EPA also issued a unilateral order to the Puerto Rico Land Authority requiring it to share in the required work at the Toa Baja landfill. The land authority had declined to sign a consent order.

The 105-acre Toa Baja landfill was created in 1994 when landfills operated by the municipalities of Toa Baja and Bayamón merged. Toa Baja has owned the landfill since 2005, and Landfill Technologies, Inc. manages the landfill. The Puerto Rico Solid Waste Management Authority estimated that in 2003 the Toa Baja landfill accepted approximately 500,000 tons of waste, mostly household and commercial solid waste.

Ongoing inspections of the landfill found it lacking operating controls, sufficient security, leachate and stormwater discharge controls, and groundwater and explosive gas monitoring systems. The landfill also lacked a landfill gas control and collection system.
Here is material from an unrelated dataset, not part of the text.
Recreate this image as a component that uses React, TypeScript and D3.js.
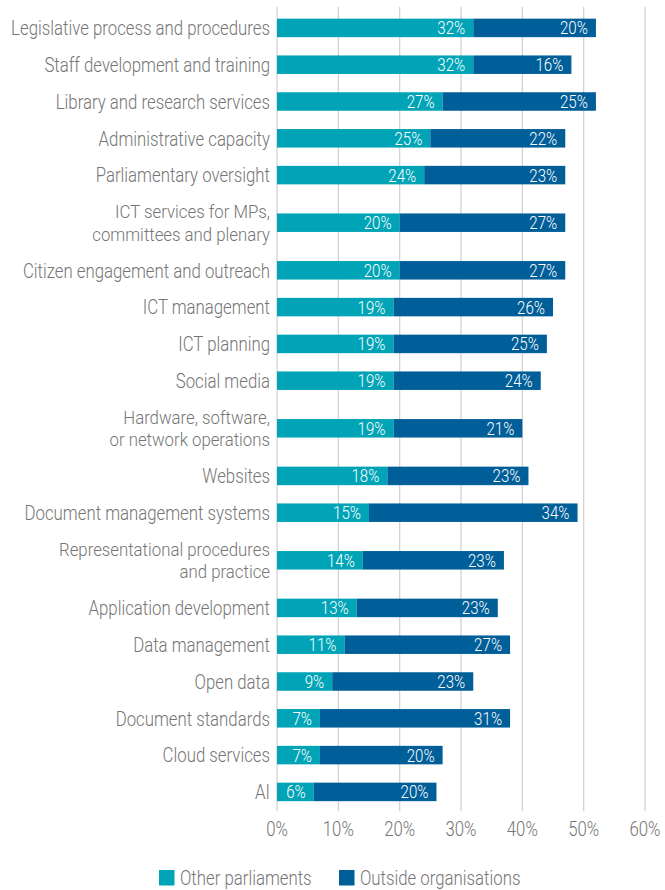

The agreement to close the landfill is governed by the Solid Waste Disposal Act as amended by the Resource Conservation and Recovery Act.

Bacardi Corporation

EPA and the Bacardi Corporation reached an agreement resolving Clean Water Act violations at Bacardi’s rum manufacturing facility in Cataño, P.R., on Sept. 12, 2008. Under the agreement, a consent decree approved by the U.S. District Court for Puerto Rico, Bacardi paid a $550,000 penalty, and will donate and preserve land valued at $1 million.

EPA alleged in its complaint that from March 2002 to July 2008, Bacardi failed to comply with certain pollutant limits in its permit and, in some instances, failed to report monitoring results for discharges into the Atlantic Ocean. EPA cited Bacardi for failure to meet pollutant limits for cadmium, lead, copper, oil and grease, selenium, zinc and two types of organic compounds.
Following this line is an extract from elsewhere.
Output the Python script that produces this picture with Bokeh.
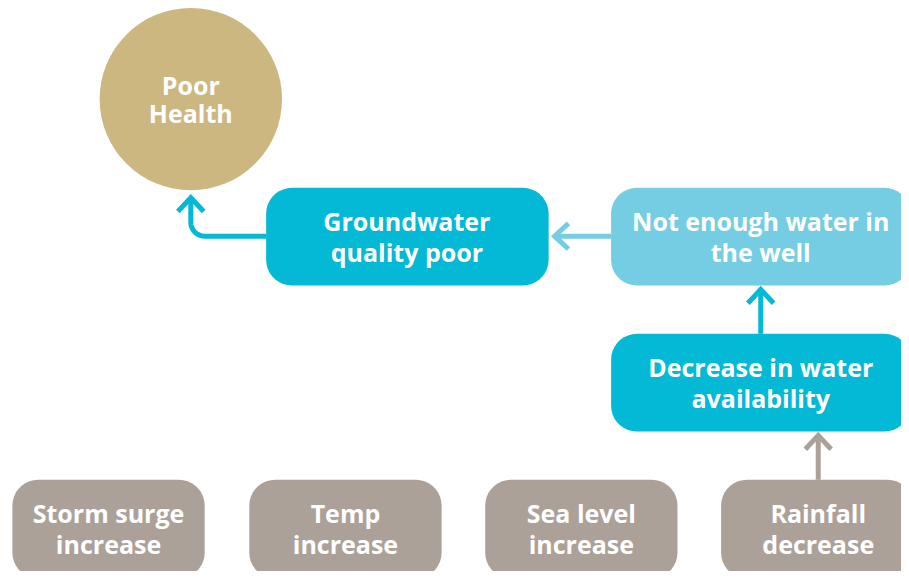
import numpy as np
from bokeh.plotting import figure
from bokeh.models import Range1d
from bokeh.core.properties import value
from bokeh.embed import file_html
from bokeh.resources import INLINE

# ---- diagram content ----
box_line1 = ["Groundwater", "Not enough water in", "Decrease in water",
             "Storm surge", "Temp", "Sea level", "Rainfall"]
box_line2 = ["quality poor", "the well", "availability",
             "increase", "increase", "increase", "decrease"]
box_left = [268, 616, 616, 12, 251, 489, 727]
box_right = [553, 918, 918, 206, 445, 683, 921]
box_top = [190, 190, 338, 486, 486, 486, 486]
box_bottom = [289, 289, 437, 586, 586, 586, 586]
box_colors = ["#03B9D5", "#74CDE2", "#03B9D5",
              "#ABA199", "#ABA199", "#ABA199", "#ABA199"]
box_text_x = [410, 767, 767, 109, 348, 586, 825]

circle_x = [192]
circle_y = [100]
circle_r = [92]
circle_lines = ["Poor", "Health"]
circle_color = "#CDB781"

FONT = value("Open Sans")
FS = "25px"
CYAN = "#03B9D5"
LIGHT = "#74CDE2"
GREY = "#ABA199"

p = figure(width=901, height=571, output_backend="svg", toolbar_location=None,
           x_range=Range1d(0, 909), y_range=Range1d(579, 0),
           x_axis_location=None, y_axis_location=None, min_border=0)
p.grid.visible = False
p.outline_line_color = None
p.background_fill_color = "white"


def rounded_rect(l, r, t, b, rad, n=10):
    xs, ys = [], []
    corners = [(r - rad, t + rad, -np.pi / 2, 0),
               (r - rad, b - rad, 0, np.pi / 2),
               (l + rad, b - rad, np.pi / 2, np.pi),
               (l + rad, t + rad, np.pi, 1.5 * np.pi)]
    for cx, cy, a0, a1 in corners:
        a = np.linspace(a0, a1, n)
        xs.extend(cx + rad * np.cos(a))
        ys.extend(cy + rad * np.sin(a))
    return xs, ys


pxs, pys = [], []
for l, r, t, b in zip(box_left, box_right, box_top, box_bottom):
    xx, yy = rounded_rect(l, r, t, b, 26)
    pxs.append(xx)
    pys.append(yy)
p.patches(pxs, pys, fill_color=box_colors, line_color=None)

p.circle(x=circle_x, y=circle_y, radius=circle_r, fill_color=circle_color, line_color=None)

# texts
tx, ty, tt = [], [], []
for x, t, b, l1, l2 in zip(box_text_x, box_top, box_bottom, box_line1, box_line2):
    mid = (t + min(b, t + 99)) / 2
    tx += [x, x]
    ty += [mid - 16, mid + 16]
    tt += [l1, l2]
tx += [circle_x[0], circle_x[0]]
ty += [circle_y[0] - 14, circle_y[0] + 14]
tt += circle_lines
p.text(x=tx, y=ty, text=tt, text_font=FONT, text_font_style="bold",
       text_font_size=FS, text_color="white", text_align="center",
       text_baseline="middle")

# arrows
LW = 5
BACK = 14
HALF = 13


def arrow(x0, y0, x1, y1, color):
    d = np.array([x1 - x0, y1 - y0], dtype=float)
    d /= np.hypot(*d)
    n = np.array([-d[1], d[0]])
    p.line([x0, x1], [y0, y1], line_color=color, line_width=LW)
    tip = np.array([x1, y1], dtype=float)
    a = tip - BACK * d + HALF * n
    b = tip - BACK * d - HALF * n
    p.line([a[0], tip[0], b[0]], [a[1], tip[1], b[1]], line_color=color,
           line_width=LW, line_join="miter")


arrow(825, 486, 825, 441, GREY)
arrow(767, 338, 767, 293, CYAN)
arrow(616, 239, 559, 239, LIGHT)

# bent arrow Groundwater -> Poor Health
rad = 14
a = np.linspace(np.pi / 2, np.pi, 10)
bx = [268] + list(192 + rad + rad * np.cos(a)) + [192]
by = [239] + list(239 - rad + rad * np.sin(a)) + [215]
p.line(bx, by, line_color=CYAN, line_width=LW)
arrow(192, 216, 192, 200, CYAN)

open("out.html", "w").write(file_html(p, INLINE))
In addition to the penalty, Bacardi will donate a two-acre parcel of land in the Cienega Las Cucharillas watershed, which was appraised for $1 million and abuts the San Juan Estuary, to Universidad Metropolitana, a private university in Cupey. The land comprises wetlands and upland areas, and is bordered by tidal black mangroves, trees that are vital to preserving Puerto Rico’s unique ecosystem. The land transfer is considered a supplemental environmental project under the agreement.

Additionally, Bacardi will be given two years to address stringent bacteria limits and will be required to meet interim limits for bacteria during that period. Bacardi also agreed to undertake enhanced monitoring of its discharges should it have operational problems at its treatment facilities in the future.

U.S. Virgin Islands

Government of Virgin Islands

In 2008, the government of the U.S. Virgin Islands entered into a settlement agreement with EPA to come into compliance with hazardous waste regulations and to set up facilities where the public can bring household hazardous waste. EPA had cited the Virgin Islands for improperly handling used computers that contained lead and spent mercury-containing fluorescent light bulbs at many facilities throughout its three islands.
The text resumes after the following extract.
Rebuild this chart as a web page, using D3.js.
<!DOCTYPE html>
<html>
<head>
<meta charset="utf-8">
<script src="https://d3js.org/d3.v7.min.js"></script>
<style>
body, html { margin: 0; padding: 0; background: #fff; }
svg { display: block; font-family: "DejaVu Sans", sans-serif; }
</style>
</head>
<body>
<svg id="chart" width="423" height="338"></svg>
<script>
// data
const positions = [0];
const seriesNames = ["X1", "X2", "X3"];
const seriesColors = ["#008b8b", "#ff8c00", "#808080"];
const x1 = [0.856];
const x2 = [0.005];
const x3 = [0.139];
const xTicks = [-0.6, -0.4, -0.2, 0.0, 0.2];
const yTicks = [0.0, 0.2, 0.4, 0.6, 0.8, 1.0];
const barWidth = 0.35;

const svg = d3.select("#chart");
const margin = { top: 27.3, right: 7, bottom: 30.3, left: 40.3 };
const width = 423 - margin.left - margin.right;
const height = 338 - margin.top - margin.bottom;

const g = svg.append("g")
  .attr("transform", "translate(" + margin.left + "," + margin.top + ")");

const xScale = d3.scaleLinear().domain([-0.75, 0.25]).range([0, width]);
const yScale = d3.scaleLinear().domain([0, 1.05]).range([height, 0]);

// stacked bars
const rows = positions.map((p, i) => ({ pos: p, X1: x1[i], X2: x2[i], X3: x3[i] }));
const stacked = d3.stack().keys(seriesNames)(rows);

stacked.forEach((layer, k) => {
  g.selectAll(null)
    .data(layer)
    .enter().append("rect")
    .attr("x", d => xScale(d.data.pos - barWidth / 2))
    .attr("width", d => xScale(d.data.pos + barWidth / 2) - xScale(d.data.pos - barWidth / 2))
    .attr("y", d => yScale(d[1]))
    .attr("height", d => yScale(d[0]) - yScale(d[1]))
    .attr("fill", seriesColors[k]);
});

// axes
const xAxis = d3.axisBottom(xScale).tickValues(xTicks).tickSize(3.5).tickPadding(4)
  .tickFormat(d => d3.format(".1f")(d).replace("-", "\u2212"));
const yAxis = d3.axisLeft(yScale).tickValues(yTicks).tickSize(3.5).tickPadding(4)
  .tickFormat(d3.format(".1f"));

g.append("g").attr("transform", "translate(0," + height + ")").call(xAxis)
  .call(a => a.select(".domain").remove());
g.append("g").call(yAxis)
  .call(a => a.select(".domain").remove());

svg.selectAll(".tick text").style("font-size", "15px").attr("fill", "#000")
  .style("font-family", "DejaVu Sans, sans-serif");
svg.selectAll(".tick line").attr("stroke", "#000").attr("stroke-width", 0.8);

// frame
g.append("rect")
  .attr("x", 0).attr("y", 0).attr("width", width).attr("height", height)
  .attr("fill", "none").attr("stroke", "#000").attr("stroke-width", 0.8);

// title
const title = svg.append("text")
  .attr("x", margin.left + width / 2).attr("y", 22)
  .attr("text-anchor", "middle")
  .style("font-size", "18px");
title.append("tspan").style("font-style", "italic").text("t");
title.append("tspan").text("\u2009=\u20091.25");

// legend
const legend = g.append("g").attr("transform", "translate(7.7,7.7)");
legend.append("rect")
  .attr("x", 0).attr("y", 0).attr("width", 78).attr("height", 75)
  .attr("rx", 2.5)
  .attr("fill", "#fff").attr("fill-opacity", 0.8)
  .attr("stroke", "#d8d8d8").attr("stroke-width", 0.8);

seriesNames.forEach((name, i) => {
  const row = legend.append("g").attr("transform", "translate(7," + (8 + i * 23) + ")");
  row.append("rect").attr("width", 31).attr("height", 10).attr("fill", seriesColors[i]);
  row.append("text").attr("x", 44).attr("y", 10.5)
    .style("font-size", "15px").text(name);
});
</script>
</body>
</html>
In April 2005, EPA conducted inspections at two locations in the Virgin Islands and found a number of potential violations of the federal hazardous waste law, the Resource Conservation and Recovery Act. After the inspections, EPA requested that the Virgin Islands government describe and document its practices at other facilities where light bulbs and computer components were thrown away. The government’s response indicated widespread violations of hazardous waste requirements. Before the inspections, the Virgin Islands government discarded light bulbs and computers with regular trash without determining whether these wastes were hazardous and without taking steps to prevent releases of hazardous contents such as mercury and lead.

The Virgin Islands government was fined $37,195, and agreed to spend at least $150,000 to develop and implement a campaign to raise public awareness of proper household waste management and disposal practices. Under this supplemental environmental project, the Virgin Islands government will construct and operate several hazardous waste collection centers, purchase two collection trucks and four storage sheds and advertise the program.

The government will operate and maintain the collection centers for at least two years and arrange for appropriate off-island disposal or treatment of the collected hazardous waste.